=== Data segment ===
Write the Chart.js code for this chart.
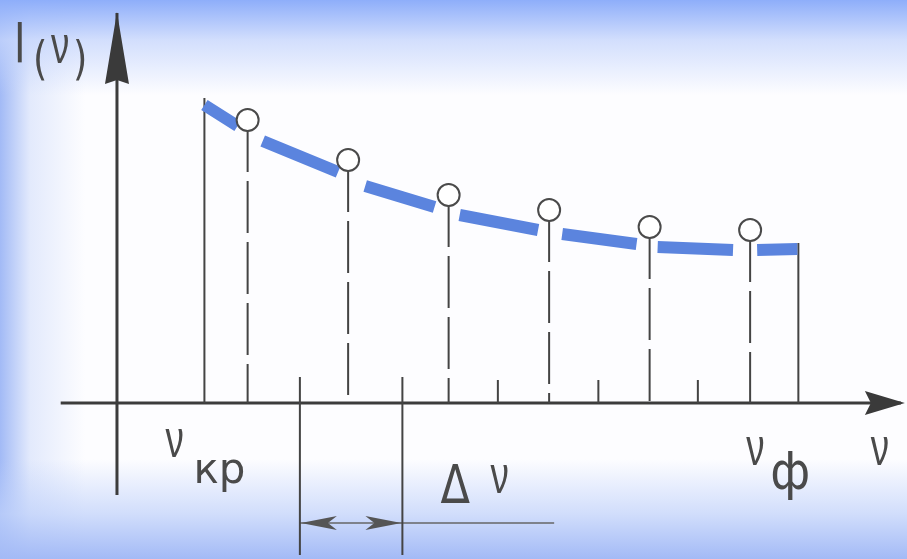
<!DOCTYPE html>
<html>
<head>
<meta charset="utf-8">
<script src="https://cdn.jsdelivr.net/npm/chart.js@4"></script>
<style>
  body { margin: 0; background: #fff; }
  #wrap {
    width: 907px; height: 559px; position: relative;
    background:
      linear-gradient(to bottom, #8eaefa 0px, rgba(196,212,252,0.75) 40px, rgba(255,255,255,0) 95px),
      linear-gradient(to top, #a3baf6 0px, rgba(190,208,250,0.7) 45px, rgba(255,255,255,0) 100px),
      linear-gradient(to right, #a2baf6 0px, rgba(205,218,250,0.55) 30px, rgba(255,255,255,0) 85px),
      #fdfdff;
  }
  canvas { display: block; }
</style>
</head>
<body>
<div id="wrap"><canvas id="spectrum" width="907" height="559"></canvas></div>
<script>
// stems (measured intensities at the centre of each interval)
var nuStem = [1.3, 2.3, 3.3, 4.3, 5.3, 6.3];
var iStem = [2.83, 2.43, 2.08, 1.93, 1.76, 1.73];

// continuous curve I(nu), broken where the circles sit
var bandNu = [0.87, 1.20, null, 1.45, 2.20, null, 2.47, 3.16, null, 3.41, 4.19, null, 4.43, 5.17, null, 5.38, 6.13, null, 6.37, 6.77];
var bandI  = [2.98, 2.77, null, 2.62, 2.31, null, 2.17, 1.96, null, 1.88, 1.73, null, 1.69, 1.59, null, 1.56, 1.53, null, 1.53, 1.54];

var nuKr = 0.87, iKr = 3.05;     // left limit
var nuF = 6.78, iF = 1.60;       // right limit
var binEdges = [3.79, 4.79, 5.78];
var tickH = 0.23;
var deltaNu = [1.82, 2.84];
var deltaTop = 0.26, deltaBottom = -1.52, deltaArrowI = -1.2, deltaLeaderEnd = 4.35;

var axisX = [-0.56, 7.8];   // nu range of horizontal axis
var axisY = [-0.92, 3.9];   // I range of vertical axis

var GAP = { x: null, y: null };

function pairs(xs, ys) {
  return xs.map(function (x, i) { return x === null ? GAP : { x: x, y: ys[i] }; });
}

var stemData = [];
nuStem.forEach(function (n, i) {
  stemData.push({ x: n, y: iStem[i] }, { x: n, y: 0 }, GAP);
});

var solidData = [
  { x: nuKr, y: 0 }, { x: nuKr, y: iKr }, GAP,
  { x: nuF, y: 0 }, { x: nuF, y: iF }, GAP
];
binEdges.forEach(function (n) { solidData.push({ x: n, y: 0 }, { x: n, y: tickH }, GAP); });
deltaNu.forEach(function (n) { solidData.push({ x: n, y: deltaTop }, { x: n, y: deltaBottom }, GAP); });

var axisData = [
  { x: axisX[0], y: 0 }, { x: axisX[1], y: 0 }, GAP,
  { x: 0, y: axisY[0] }, { x: 0, y: axisY[1] }
];

var leaderData = [{ x: deltaNu[0], y: deltaArrowI }, { x: deltaLeaderEnd, y: deltaArrowI }];

var ink = "#444444";

function arrow(ctx, tx, ty, dx, dy, len, half, notch) {
  // tip at (tx,ty), direction (dx,dy) points toward the tip
  var bx = tx - dx * len, by = ty - dy * len;
  var nx = -dy, ny = dx;
  ctx.beginPath();
  ctx.moveTo(tx, ty);
  ctx.lineTo(bx + nx * half, by + ny * half);
  ctx.lineTo(tx - dx * (len - notch), ty - dy * (len - notch));
  ctx.lineTo(bx - nx * half, by - ny * half);
  ctx.closePath();
  ctx.fill();
}

function label(ctx, str, x, y, size, sx, family) {
  ctx.save();
  ctx.translate(x, y);
  ctx.scale(sx, 1);
  ctx.font = size + "px " + (family || "'DejaVu Sans'");
  ctx.fillText(str, 0, 0);
  ctx.restore();
}

var NU_FONT = "'Liberation Sans'";

var decorations = {
  id: "decorations",
  afterDatasetsDraw: function (chart) {
    var ctx = chart.ctx, sx = chart.scales.x, sy = chart.scales.y;
    var X = function (v) { return sx.getPixelForValue(v); };
    var Y = function (v) { return sy.getPixelForValue(v); };
    ctx.save();
    ctx.fillStyle = "#3a3a3a";
    // axis arrow heads
    arrow(ctx, X(0), Y(3.91), 0, -1, 72, 12, 4);
    arrow(ctx, X(7.84), Y(0), 1, 0, 40, 12, 6);
    // delta nu arrows
    ctx.fillStyle = "#555";
    arrow(ctx, X(deltaNu[0]) + 1, Y(deltaArrowI), -1, 0, 36, 7, 9);
    arrow(ctx, X(deltaNu[1]) - 1, Y(deltaArrowI), 1, 0, 36, 7, 9);

    // texts
    ctx.fillStyle = "#4a4a4a";
    ctx.textBaseline = "alphabetic";
    label(ctx, "I", X(0) - 103, 62, 56, 0.7);
    label(ctx, "(", X(0) - 84, 74, 46, 0.8);
    label(ctx, "ν", X(0) - 66, 63, 54, 0.68, NU_FONT);
    label(ctx, ")", X(0) - 44, 74, 46, 0.8);
    label(ctx, "ν", X(nuKr) - 39, Y(0) + 54, 54, 0.68, NU_FONT);
    label(ctx, "кр", X(nuKr) - 11, Y(0) + 80, 42, 1.0);
    label(ctx, "ν", X(nuF) - 52, Y(0) + 62, 54, 0.68, NU_FONT);
    label(ctx, "ф", X(nuF) - 28, Y(0) + 86, 52, 0.9);
    label(ctx, "ν", X(axisX[1]) - 30, Y(0) + 62, 54, 0.68, NU_FONT);
    label(ctx, "Δ", X(deltaNu[1]) + 38, Y(deltaArrowI) - 20, 54, 0.8);
    label(ctx, "ν", X(deltaNu[1]) + 88, Y(deltaArrowI) - 30, 54, 0.68, NU_FONT);
    ctx.restore();
  }
};

new Chart(document.getElementById("spectrum"), {
  type: "line",
  data: {
    datasets: [
      {
        label: "circles",
        data: pairs(nuStem, iStem),
        showLine: false,
        pointRadius: 11,
        pointBorderWidth: 2,
        pointBorderColor: "#4a4a4a",
        pointBackgroundColor: "#ffffff",
        order: 1
      },
      {
        label: "I(nu)",
        data: pairs(bandNu, bandI),
        borderColor: "#5b84de",
        borderWidth: 12,
        borderCapStyle: "butt",
        pointRadius: 0,
        spanGaps: false,
        order: 3
      },
      {
        label: "stems",
        data: stemData,
        borderColor: ink,
        borderWidth: 2,
        borderDash: [52, 9],
        pointRadius: 0,
        spanGaps: false,
        order: 4
      },
      {
        label: "limits",
        data: solidData,
        borderColor: ink,
        borderWidth: 2,
        pointRadius: 0,
        spanGaps: false,
        order: 4
      },
      {
        label: "leader",
        data: leaderData,
        borderColor: "#666",
        borderWidth: 1.5,
        pointRadius: 0,
        order: 4
      },
      {
        label: "axes",
        data: axisData,
        borderColor: "#3c3c3c",
        borderWidth: 3,
        pointRadius: 0,
        spanGaps: false,
        order: 5
      }
    ]
  },
  options: {
    responsive: false,
    animation: false,
    layout: { padding: 0, autoPadding: false },
    scales: {
      x: { type: "linear", min: -1.164, max: 7.861, display: false },
      y: { type: "linear", min: -1.56, max: 4.03, display: false }
    },
    plugins: {
      legend: { display: false },
      tooltip: { enabled: false }
    }
  },
  plugins: [decorations]
});
</script>
</body>
</html>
===
Each line of the material must be retyped exactly, except that images are omitted.

### Exercise answer
Write the Chart.js code for this chart.
<!DOCTYPE html>
<html>
<head>
<meta charset="utf-8">
<script src="https://cdn.jsdelivr.net/npm/chart.js@4"></script>
<style>
  body { margin: 0; background: #fff; }
  #wrap {
    width: 907px; height: 559px; position: relative;
    background:
      linear-gradient(to bottom, #8eaefa 0px, rgba(196,212,252,0.75) 40px, rgba(255,255,255,0) 95px),
      linear-gradient(to top, #a3baf6 0px, rgba(190,208,250,0.7) 45px, rgba(255,255,255,0) 100px),
      linear-gradient(to right, #a2baf6 0px, rgba(205,218,250,0.55) 30px, rgba(255,255,255,0) 85px),
      #fdfdff;
  }
  canvas { display: block; }
</style>
</head>
<body>
<div id="wrap"><canvas id="spectrum" width="907" height="559"></canvas></div>
<script>
// stems (measured intensities at the centre of each interval)
var nuStem = [1.3, 2.3, 3.3, 4.3, 5.3, 6.3];
var iStem = [2.83, 2.43, 2.08, 1.93, 1.76, 1.73];

// continuous curve I(nu), broken where the circles sit
var bandNu = [0.87, 1.20, null, 1.45, 2.20, null, 2.47, 3.16, null, 3.41, 4.19, null, 4.43, 5.17, null, 5.38, 6.13, null, 6.37, 6.77];
var bandI  = [2.98, 2.77, null, 2.62, 2.31, null, 2.17, 1.96, null, 1.88, 1.73, null, 1.69, 1.59, null, 1.56, 1.53, null, 1.53, 1.54];

var nuKr = 0.87, iKr = 3.05;     // left limit
var nuF = 6.78, iF = 1.60;       // right limit
var binEdges = [3.79, 4.79, 5.78];
var tickH = 0.23;
var deltaNu = [1.82, 2.84];
var deltaTop = 0.26, deltaBottom = -1.52, deltaArrowI = -1.2, deltaLeaderEnd = 4.35;

var axisX = [-0.56, 7.8];   // nu range of horizontal axis
var axisY = [-0.92, 3.9];   // I range of vertical axis

var GAP = { x: null, y: null };

function pairs(xs, ys) {
  return xs.map(function (x, i) { return x === null ? GAP : { x: x, y: ys[i] }; });
}

var stemData = [];
nuStem.forEach(function (n, i) {
  stemData.push({ x: n, y: iStem[i] }, { x: n, y: 0 }, GAP);
});

var solidData = [
  { x: nuKr, y: 0 }, { x: nuKr, y: iKr }, GAP,
  { x: nuF, y: 0 }, { x: nuF, y: iF }, GAP
];
binEdges.forEach(function (n) { solidData.push({ x: n, y: 0 }, { x: n, y: tickH }, GAP); });
deltaNu.forEach(function (n) { solidData.push({ x: n, y: deltaTop }, { x: n, y: deltaBottom }, GAP); });

var axisData = [
  { x: axisX[0], y: 0 }, { x: axisX[1], y: 0 }, GAP,
  { x: 0, y: axisY[0] }, { x: 0, y: axisY[1] }
];

var leaderData = [{ x: deltaNu[0], y: deltaArrowI }, { x: deltaLeaderEnd, y: deltaArrowI }];

var ink = "#444444";

function arrow(ctx, tx, ty, dx, dy, len, half, notch) {
  // tip at (tx,ty), direction (dx,dy) points toward the tip
  var bx = tx - dx * len, by = ty - dy * len;
  var nx = -dy, ny = dx;
  ctx.beginPath();
  ctx.moveTo(tx, ty);
  ctx.lineTo(bx + nx * half, by + ny * half);
  ctx.lineTo(tx - dx * (len - notch), ty - dy * (len - notch));
  ctx.lineTo(bx - nx * half, by - ny * half);
  ctx.closePath();
  ctx.fill();
}

function label(ctx, str, x, y, size, sx, family) {
  ctx.save();
  ctx.translate(x, y);
  ctx.scale(sx, 1);
  ctx.font = size + "px " + (family || "'DejaVu Sans'");
  ctx.fillText(str, 0, 0);
  ctx.restore();
}

var NU_FONT = "'Liberation Sans'";

var decorations = {
  id: "decorations",
  afterDatasetsDraw: function (chart) {
    var ctx = chart.ctx, sx = chart.scales.x, sy = chart.scales.y;
    var X = function (v) { return sx.getPixelForValue(v); };
    var Y = function (v) { return sy.getPixelForValue(v); };
    ctx.save();
    ctx.fillStyle = "#3a3a3a";
    // axis arrow heads
    arrow(ctx, X(0), Y(3.91), 0, -1, 72, 12, 4);
    arrow(ctx, X(7.84), Y(0), 1, 0, 40, 12, 6);
    // delta nu arrows
    ctx.fillStyle = "#555";
    arrow(ctx, X(deltaNu[0]) + 1, Y(deltaArrowI), -1, 0, 36, 7, 9);
    arrow(ctx, X(deltaNu[1]) - 1, Y(deltaArrowI), 1, 0, 36, 7, 9);

    // texts
    ctx.fillStyle = "#4a4a4a";
    ctx.textBaseline = "alphabetic";
    label(ctx, "I", X(0) - 103, 62, 56, 0.7);
    label(ctx, "(", X(0) - 84, 74, 46, 0.8);
    label(ctx, "ν", X(0) - 66, 63, 54, 0.68, NU_FONT);
    label(ctx, ")", X(0) - 44, 74, 46, 0.8);
    label(ctx, "ν", X(nuKr) - 39, Y(0) + 54, 54, 0.68, NU_FONT);
    label(ctx, "кр", X(nuKr) - 11, Y(0) + 80, 42, 1.0);
    label(ctx, "ν", X(nuF) - 52, Y(0) + 62, 54, 0.68, NU_FONT);
    label(ctx, "ф", X(nuF) - 28, Y(0) + 86, 52, 0.9);
    label(ctx, "ν", X(axisX[1]) - 30, Y(0) + 62, 54, 0.68, NU_FONT);
    label(ctx, "Δ", X(deltaNu[1]) + 38, Y(deltaArrowI) - 20, 54, 0.8);
    label(ctx, "ν", X(deltaNu[1]) + 88, Y(deltaArrowI) - 30, 54, 0.68, NU_FONT);
    ctx.restore();
  }
};

new Chart(document.getElementById("spectrum"), {
  type: "line",
  data: {
    datasets: [
      {
        label: "circles",
        data: pairs(nuStem, iStem),
        showLine: false,
        pointRadius: 11,
        pointBorderWidth: 2,
        pointBorderColor: "#4a4a4a",
        pointBackgroundColor: "#ffffff",
        order: 1
      },
      {
        label: "I(nu)",
        data: pairs(bandNu, bandI),
        borderColor: "#5b84de",
        borderWidth: 12,
        borderCapStyle: "butt",
        pointRadius: 0,
        spanGaps: false,
        order: 3
      },
      {
        label: "stems",
        data: stemData,
        borderColor: ink,
        borderWidth: 2,
        borderDash: [52, 9],
        pointRadius: 0,
        spanGaps: false,
        order: 4
      },
      {
        label: "limits",
        data: solidData,
        borderColor: ink,
        borderWidth: 2,
        pointRadius: 0,
        spanGaps: false,
        order: 4
      },
      {
        label: "leader",
        data: leaderData,
        borderColor: "#666",
        borderWidth: 1.5,
        pointRadius: 0,
        order: 4
      },
      {
        label: "axes",
        data: axisData,
        borderColor: "#3c3c3c",
        borderWidth: 3,
        pointRadius: 0,
        spanGaps: false,
        order: 5
      }
    ]
  },
  options: {
    responsive: false,
    animation: false,
    layout: { padding: 0, autoPadding: false },
    scales: {
      x: { type: "linear", min: -1.164, max: 7.861, display: false },
      y: { type: "linear", min: -1.56, max: 4.03, display: false }
    },
    plugins: {
      legend: { display: false },
      tooltip: { enabled: false }
    }
  },
  plugins: [decorations]
});
</script>
</body>
</html>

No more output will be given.